The memories rise unbidden — they are always rising, bubbles of air surging from the depths to the surface of the sea; or stones borne skyward in similar offering, caught in the slow and seasonal currents of frost in farmer's fields — as if by some anti-gravitational magic, the memories rise out of some ancient volume of a life and appear as a surprise, a bubble to burst, a stone weighing the open hands of the mind. 

The morning sounds of my grandmother's sister, Hazel, as she moves about the kitchen, July of 1969. I have just woken from a dream, but nothing in me moves, not even my eyelids have fluttered to open; I am warm and silent in my bed.

Hazel is alone in the mornings, because Olaf has gone to work his several jobs. He manages the local grain co-op, and the laundromat, and he sows grain on their acreage, part of a sea of green in which the nine square blocks of this North Dakota town floats like a tiny atoll. Olaf sprays the fields with chemicals which raise yield and reduce insects, and which will eventually kill him — five short years after this quiet summer morning. 

Just days before, around my ninth birthday, I watched Neil Armstrong step from a ladder and kick up a silent puff of dust from the surface of the Moon. There was a breathless moment just before he stepped down, there were his famous words, and through the black and white image and the static of the transmission, a traveler heart stepped out of this world and stood looking through a stranger's visor at the blue-green jewel that was home.

 
There is a mourning dove on the wire outside my bedroom window, singing Who…? Who… who… who, asking the name of the lost?
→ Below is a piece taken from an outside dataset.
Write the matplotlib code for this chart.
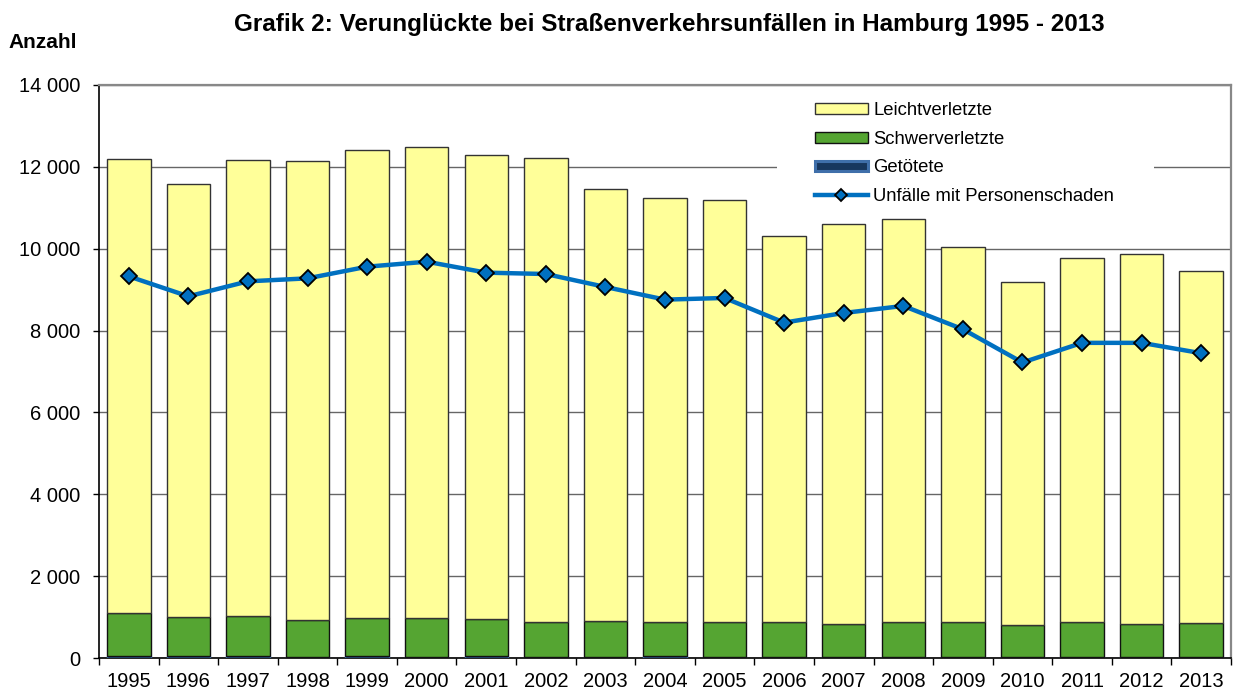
import matplotlib
matplotlib.use("Agg")
import matplotlib.pyplot as plt
from matplotlib.ticker import FuncFormatter, FixedLocator
from matplotlib.patches import Patch, Rectangle
from matplotlib.lines import Line2D
import numpy as np

plt.rcParams['font.family'] = ['Liberation Sans', 'DejaVu Sans']

jahre = ["1995", "1996", "1997", "1998", "1999", "2000", "2001", "2002", "2003", "2004",
         "2005", "2006", "2007", "2008", "2009", "2010", "2011", "2012", "2013"]
getoetete = [53, 45, 41, 36, 44, 34, 52, 28, 32, 39, 28, 24, 28, 31, 24, 21, 31, 30, 29]
schwerverletzte = [1040, 965, 985, 900, 940, 950, 893, 852, 872, 849, 843, 847, 794, 840, 864, 777, 857, 792, 818]
leichtverletzte = [11109, 10567, 11152, 11218, 11438, 11511, 11355, 11347, 10567, 10363,
                   10324, 9439, 9780, 9844, 9145, 8397, 8892, 9040, 8609]
unfaelle = [9325, 8837, 9203, 9276, 9561, 9683, 9415, 9382, 9065, 8756,
            8797, 8195, 8430, 8602, 8032, 7220, 7700, 7700, 7447]

C_LEICHT = '#FFFF99'
C_SCHWER = '#55A532'
C_TOT = '#17375E'
C_TOT_EDGE = '#3F6FAA'
C_LINE = '#0070C0'

fig = plt.figure(figsize=(12.33, 6.94), dpi=100)
ax = fig.add_axes([99/1233, 1-658/694, (1231-99)/1233, (658-85)/694])

x = np.arange(len(jahre))
w = 0.73
g = np.array(getoetete)
s = np.array(schwerverletzte)
l = np.array(leichtverletzte)

ax.bar(x, g, w, color=C_TOT, edgecolor=C_TOT_EDGE, linewidth=1, zorder=3)
ax.bar(x, s, w, bottom=g, color=C_SCHWER, edgecolor='#111111', linewidth=1, zorder=3)
ax.bar(x, l, w, bottom=g + s, color=C_LEICHT, edgecolor='#333333', linewidth=1, zorder=3)
ax.plot(x, unfaelle, color=C_LINE, linewidth=3.2, marker='D', markersize=8.5,
        markerfacecolor=C_LINE, markeredgecolor='black', markeredgewidth=1.3, zorder=5)

ax.set_xlim(-0.5, len(jahre) - 0.5)
ax.set_ylim(0, 14000)
ax.set_yticks(np.arange(0, 14001, 2000))
ax.yaxis.set_major_formatter(FuncFormatter(lambda v, p: f"{int(v):,}".replace(",", " ")))
ax.yaxis.grid(True, color='#666666', linewidth=1)
ax.set_axisbelow(True)

ax.set_xticks(x)
ax.set_xticklabels(jahre)
ax.tick_params(axis='x', which='major', length=0, pad=10, labelsize=14.5)
ax.xaxis.set_minor_locator(FixedLocator(np.arange(-0.5, len(jahre), 1)))
ax.tick_params(axis='x', which='minor', length=5, width=1, color='black', direction='out')
ax.tick_params(axis='y', length=4.5, width=1, direction='out', labelsize=14.5, pad=9)

for side in ['top', 'right']:
    ax.spines[side].set_color('#888888')
    ax.spines[side].set_linewidth(1.6)
for side in ['left', 'bottom']:
    ax.spines[side].set_color('black')
    ax.spines[side].set_linewidth(1.2)

# white legend background (covers gridline only, bars drawn on top)
ax.add_patch(Rectangle((0.599, 0.775), 0.333, 0.215, transform=ax.transAxes,
                       facecolor='white', edgecolor='none', zorder=1))

handles = [
    Patch(facecolor=C_LEICHT, edgecolor='#333333', linewidth=1),
    Patch(facecolor=C_SCHWER, edgecolor='#111111', linewidth=1),
    Patch(facecolor=C_TOT, edgecolor=C_TOT_EDGE, linewidth=2.2),
    Line2D([], [], color=C_LINE, linewidth=3.2, marker='D', markersize=6.5,
           markerfacecolor=C_LINE, markeredgecolor='black', markeredgewidth=1.3),
]
labels = ['Leichtverletzte', 'Schwerverletzte', 'Getötete', 'Unfälle mit Personenschaden']
leg = ax.legend(handles, labels, loc='upper left', bbox_to_anchor=(0.6325, 0.970),
                frameon=False, fontsize=13.3, handlelength=2.86, handleheight=0.5,
                handletextpad=0.3, labelspacing=0.63, borderpad=0, borderaxespad=0)
leg.set_zorder(10)

fig.text(669.5/1233, 1-25/694, "Grafik 2: Verunglückte bei Straßenverkehrsunfällen in Hamburg 1995 - 2013",
         ha='center', va='center', fontsize=17.5, fontweight='bold')
fig.text(8/1233, 1-43/694, "Anzahl", ha='left', va='center', fontsize=15, fontweight='bold')

fig.savefig("out.png", dpi=100)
Why does her call sound so sad, what is it we hear in her words that stands, unspoken, in ourselves? On the AM radio they are wrapping up the Grain Futures, and I haven't moved, I am not even sure I am awake. Hazel puts water to heat on the stove, a clank and scrape of metal against the metal burner. There are no other noises; the town is small, and Nature is huge around us, the sky goes on forever, north to Canada, west to the Rockies. Into the silence, a song comes on the radio.

I think it was on the radio… or was it part of my dream? It was so quiet, it slipped inside of me like a hand softly taking your hand. It was a sad song; it was a heartbreaking song. It broke the heart with beauty, it wasn't angry or jealous or vengeful, it wasn't cocky or smart or bluesy. It was a man's voice, singing with a woman's heart, with such love and longing and loss, of such beauty and the beauty gone…

There I was, in the heart of the North Dakota grasslands, in the home of my childless relatives, as this music poured in and poured in, my eyes closed it came in until there was nothing in the whole world but this music, until the water and the light of it broke a seawall inside of me, and I began to weep, weep silently there in my bed, for what I didn't know, for everything, while Hazel steeped the coffee and buttered toast for my breakfast, while Olaf went about the gentle and mundane tasks that on that day it turns out was near the end of his life, while the mourning dove sang Who? Who? and the green Earth rolled round to face the sun again; tears larger and deeper than nine years of life falling from me as I clutched the pillow to my heart with all of my strength, buried my open mouth in its folds so the sound wouldn't reach the kitchen, wept while the song ended and wept because it ended, learned the meaning of poignant before I knew of the word, wept until the melody and the voice stopped echoing in my thoughts.

My pillow was wet and my eyes red. My heart was wrung out and quiet. I lay still with my eyes open and took in the small mementos of a life — not mine — that filled the guest room. I lay while my breath returned to normal, with the acrid taste of tears in the back of my throat, then slid out of bed and opened the door to the kitchen. 

— Good morning, Hazel.
 

The thought rises unbidden as I sip a cup of coffee with my friend Manny, at a shop in town, comes as fully into my body as though I just lived it, a fullness which takes a second, less than a second, to be realized. Do we imagine these voices and places live in us only when revealed again to our conscious self? Certainly not the case. I am the present and I am every ray of sun that has touched me.

Tonight my Christmas Tree is still lit, and my daughter is asleep upstairs. She is asleep tonight, though many nights the currents of emotion in her nine years of life have left her anxious and clinging. What are the sources of her unspent tears? What stones are beginning their slow rise to her hands? And what ocean's air breaks the surface of the waves?